My mind ran through the competitiveness Ave and her sisters have—who is tallest, who is fastest, who wears the biggest shoe. They’ve never lingered on weight. I’ve painstakingly avoided anyone discussing that because Ave, with her athletic build, has always outweighed her sister. From the time Avery could sit up people asked if they were twins. I wonder now if I’ve made a horrible mistake.

“One?”

“Yes, she weighs one hundred and sixteen pounds.” She was watching my face waiting for something.

“Well, that is bigger than any of you, isn’t it?” She nodded. “I’ve told you not to lift people, right?” More nodding. “Listen, here’s the thing, you are very strong. That’s great. People are all different shapes and weights, that’s good too. I want you to try and promise me something. As you get older, I want you to try not to let numbers make you upset, ok? Because here’s the thing, I have always, always weighed more than people thought.” Her head snapped my way.

“It’s true, at the doctor’s office or at school when I’d have to be weighed, no matter what they said, I was almost always 10, 15, or even 2o pounds heavier. Someone who looks skinny might weigh more, someone who looks big might weigh less. It really doesn’t matter. Kids used to tease me about my feet.”

“Your feet?” she asked dubiously.

“Yes, my feet. I had the biggest feet of any girls in my class starting in like 4th grade. Kids will tease about anything. How can you get upset about your feet, right? I did and it was silly. I love my feet!”

She took a deep breath and said, “Can you get me the fish container so I can make a boat?” I passed her the container.

What the hell am I going to do? I thought. Just this summer we were in Cape Cod and despite these 9 years of trying to watch my tongue, I slipped. My mom said she wanted to take a picture of us near a sand castle we’d built. I started to lean over and felt my stomach make a roll. “Oh, not now, I don’t want my stomach in the picture.” My stomach is flat, yet I still have this compulsion to think that it isn’t flat enough. It was out of my mouth before I knew what I was saying.

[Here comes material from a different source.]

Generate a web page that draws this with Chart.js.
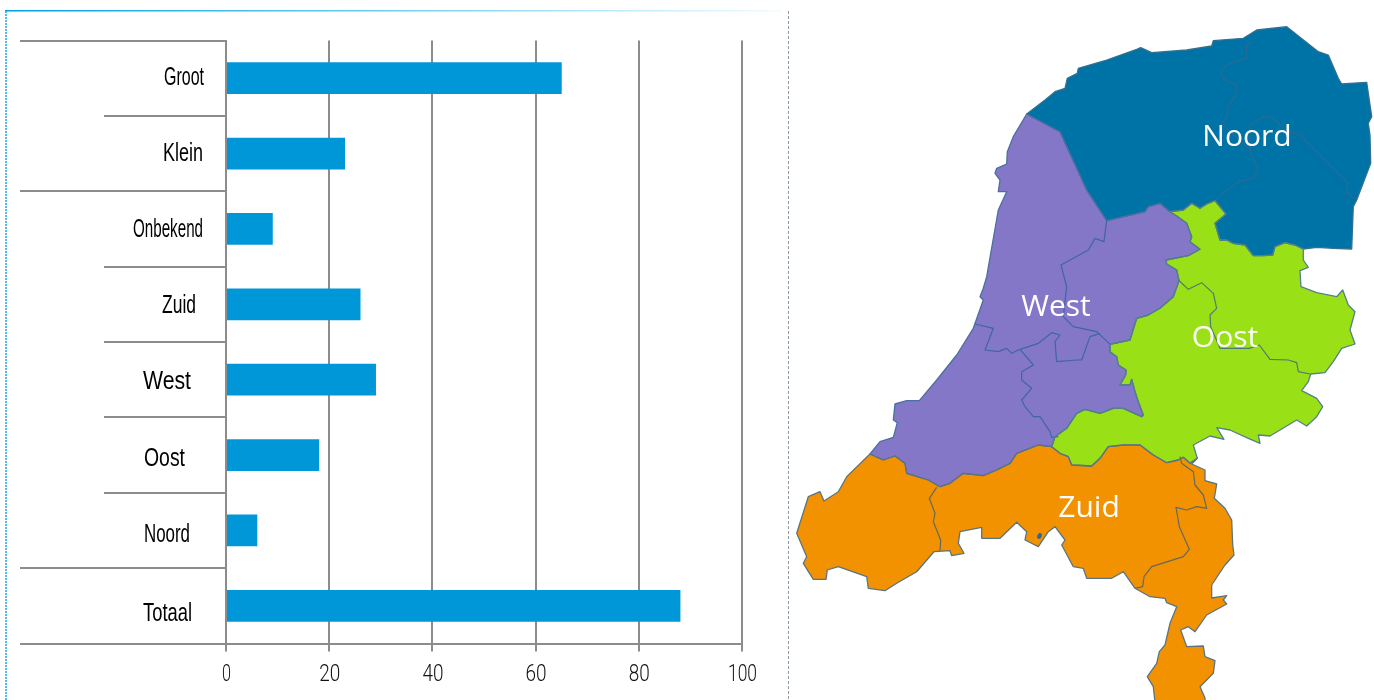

“It’s ok mom, I’ll sit in front of you.” This picture will forever remind me of the unnecessary shame that I blasted in front of all three girls. The cycle is so ferocious that even as I type this, I am upset that it happened AND I am holding in my stomach.

No

How do I avoid the deep ruts of my self-loathing as I raise these girls? My post-baby body is stronger and more slender than it was pre-babies, but my appetite for perfection won’t rest. Rationally I know that we are ever changing, numbers on a scale, the fit of a waistband; they ebb and flow, nearly always related to our actions, meaning none if it is forever. I am tender with others, protective of my girls, endlessly optimistic, but the hate nips and every so often I do think it swells out of my control.

I don’t want thin for my girls, I want happy.

I don’t want gorgeous for my daughters, I want radiant.

If they inherit my hands and feet, I don’t them to also get my instinct to apologize for being what/who/how I am.

All of a sudden, with a 6 year old who calls her parka chubby, because “saying it’s a fat coat would be mean” and a 7 year old who was scandalized by a weight, and a 9 year old who seems indifferent to food, I think that their health and self-image have way less to do with my constructing a non-judgmental environment and more with me taking a deep breath and exhaling for good the idea that on any day the tautness of my stomach or the line of my jaw make me any more or less amazing as a human being.